* _Extracted data entries_
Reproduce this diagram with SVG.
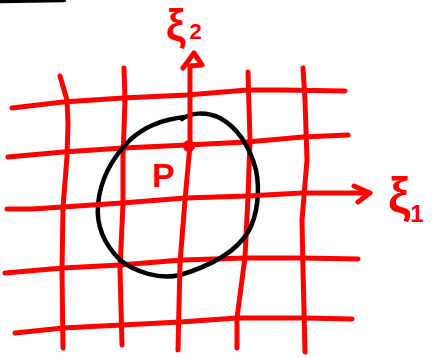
<svg xmlns="http://www.w3.org/2000/svg" width="433" height="358" viewBox="0 0 433 358">
<style>
.r{fill:none;stroke:#ff0000;stroke-width:5;stroke-linecap:round;stroke-linejoin:round}
.k{fill:none;stroke:#000;stroke-width:4.5;stroke-linecap:round;stroke-linejoin:round}
.t{fill:#ff0000;font-family:"Liberation Sans",sans-serif;font-weight:bold}
</style>
<rect width="433" height="358" fill="#fff"/>
<path class="k" d="M0,1 L64,0" stroke-width="6"/>
<g id="grid">
<polyline class="r" points="12,108 63,102 123,98 187,95 247,90 283,90 345,91"/>
<polyline class="r" points="8,157 63,152 123,148 187,145 247,142 303,137 348,135"/>
<polyline class="r" points="5,273 63,268 120,265 182,260 245,258 302,258 358,259"/>
<polyline class="r" points="15,333 63,328 122,325 180,322 237,318 305,318 352,319"/>
<polyline class="r" points="60,76 67,100 68,123 67,157 63,207 62,270 63,348"/>
<polyline class="r" points="124,68 125,100 123,157 123,203 120,270 122,345"/>
<polyline class="r" points="248,72 250,140 248,197 245,257 237,318 237,348"/>
<polyline class="r" points="303,68 305,100 307,160 302,220 303,270 305,352"/>
</g>
<g id="curve">
<path class="k" d="M182,119 C190,113 205,111 220,118 C238,128 250,148 256,170 C260,190 258,215 248,232 C236,252 210,266 180,275 C160,280 135,272 120,260 C105,245 96,228 98,205 C100,180 112,158 130,140 C145,126 165,119 185,117"/>
</g>
<g id="axis-xi1">
<polyline class="r" points="7,209 32,209 63,207 122,203 185,198 247,196 302,193 367,193"/>
<polyline class="r" points="354,186 370,193 358,202"/>
<text class="t" x="388" y="212" font-size="50">ξ<tspan font-size="24" dy="10">1</tspan></text>
</g>
<g id="axis-xi2">
<polyline class="r" points="178,350 180,263 185,200 190,145 190,66"/>
<polyline class="r" points="183,68 194,53 202,65 190,66"/>
<text class="t" x="166" y="40" font-size="44">ξ<tspan font-size="22" dx="4" dy="-1">2</tspan></text>
</g>
<g id="point-P">
<circle cx="189" cy="146" r="6" fill="#ff0000"/>
<text class="t" x="152" y="187" font-size="34">P</text>
</g>
</svg>
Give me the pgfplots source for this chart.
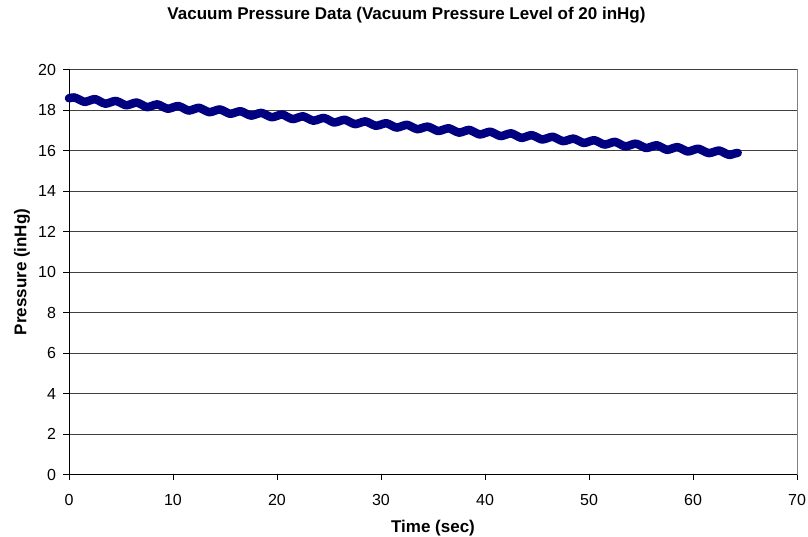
\documentclass[border=0pt]{standalone}
\usepackage{fontspec}
\setmainfont{Liberation Sans}
\usepackage{pgfplots}
\pgfplotsset{compat=1.18}
\definecolor{navyline}{RGB}{0,0,128}

\begin{document}
\begin{tikzpicture}
\useasboundingbox (-69pt,-61.5pt) rectangle (739pt,474.5pt);
\begin{axis}[
  scale only axis,
  width=728pt, height=405pt,
  xmin=0, xmax=70, ymin=0, ymax=20,
  xtick={0,10,...,70}, ytick={0,2,...,20},
  axis x line*=bottom, axis y line*=left,
  axis line style={black, line width=0.8pt},
  tick align=outside, major tick length=5.5pt,
  tick style={black, line width=0.8pt},
  ymajorgrids,
  major grid style={black!75, line width=0.8pt},
  extra x ticks={70}, extra x tick labels={},
  extra x tick style={xmajorgrids, major grid style={gray, line width=0.8pt}, major tick length=0pt},
  /pgf/number format/assume math mode=true,
  tick label style={font=\fontsize{16}{19}\selectfont},
  xticklabel style={yshift=-11pt},
  yticklabel style={xshift=-4pt},
  title={Vacuum Pressure Data (Vacuum Pressure Level of 20 inHg)},
  title style={font=\bfseries\fontsize{17}{20}\selectfont, at={(axis description cs:0.4636,1.1074)}, anchor=base},
  xlabel={Time (sec)},
  xlabel style={font=\bfseries\fontsize{17}{20}\selectfont, at={(axis description cs:0.5,-0.1320)}, anchor=center},
  ylabel={Pressure (inHg)},
  ylabel style={font=\bfseries\fontsize{17}{20}\selectfont, at={(axis description cs:-0.0645,0.5)}, anchor=center, rotate=0},
  clip=false,
]
\addplot[color=navyline, line width=8.5pt, smooth, line cap=round, line join=round] coordinates {
(0,18.58) (0.5,18.62) (1,18.51) (1.5,18.40) (2,18.47) (2.5,18.54) (3,18.42) (3.5,18.31)
(4,18.38) (4.5,18.45) (5,18.34) (5.5,18.23) (6,18.30) (6.5,18.37) (7,18.26) (7.5,18.14)
(8,18.21) (8.5,18.28) (9,18.17) (9.5,18.06) (10,18.13) (10.5,18.20) (11,18.09) (11.5,17.97)
(12,18.04) (12.5,18.11) (13,18.00) (13.5,17.89) (14,17.96) (14.5,18.03) (15,17.92) (15.5,17.81)
(16,17.88) (16.5,17.94) (17,17.83) (17.5,17.72) (18,17.79) (18.5,17.86) (19,17.75) (19.5,17.64)
(20,17.71) (20.5,17.78) (21,17.66) (21.5,17.55) (22,17.62) (22.5,17.69) (23,17.58) (23.5,17.47)
(24,17.54) (24.5,17.61) (25,17.50) (25.5,17.38) (26,17.45) (26.5,17.52) (27,17.41) (27.5,17.30)
(28,17.37) (28.5,17.44) (29,17.33) (29.5,17.22) (30,17.28) (30.5,17.35) (31,17.24) (31.5,17.13)
(32,17.20) (32.5,17.27) (33,17.16) (33.5,17.05) (34,17.12) (34.5,17.18) (35,17.07) (35.5,16.96)
(36,17.03) (36.5,17.10) (37,16.99) (37.5,16.88) (38,16.95) (38.5,17.02) (39,16.90) (39.5,16.79)
(40,16.86) (40.5,16.93) (41,16.82) (41.5,16.71) (42,16.78) (42.5,16.85) (43,16.74) (43.5,16.62)
(44,16.69) (44.5,16.76) (45,16.65) (45.5,16.54) (46,16.61) (46.5,16.68) (47,16.57) (47.5,16.46)
(48,16.52) (48.5,16.59) (49,16.48) (49.5,16.37) (50,16.44) (50.5,16.51) (51,16.40) (51.5,16.29)
(52,16.36) (52.5,16.43) (53,16.31) (53.5,16.20) (54,16.27) (54.5,16.34) (55,16.23) (55.5,16.12)
(56,16.19) (56.5,16.26) (57,16.15) (57.5,16.03) (58,16.10) (58.5,16.17) (59,16.06) (59.5,15.95)
(60,16.02) (60.5,16.09) (61,15.98) (61.5,15.87) (62,15.93) (62.5,16.00) (63,15.89) (63.5,15.78)
(64,15.85) (64.3,15.88)
};
\end{axis}
\end{tikzpicture}
\end{document}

* _Stated task_
Out of the preceding entries, pull every line containing the string "this".

* _Task response_
Reproduce this diagram with SVG.
Give me the pgfplots source for this chart.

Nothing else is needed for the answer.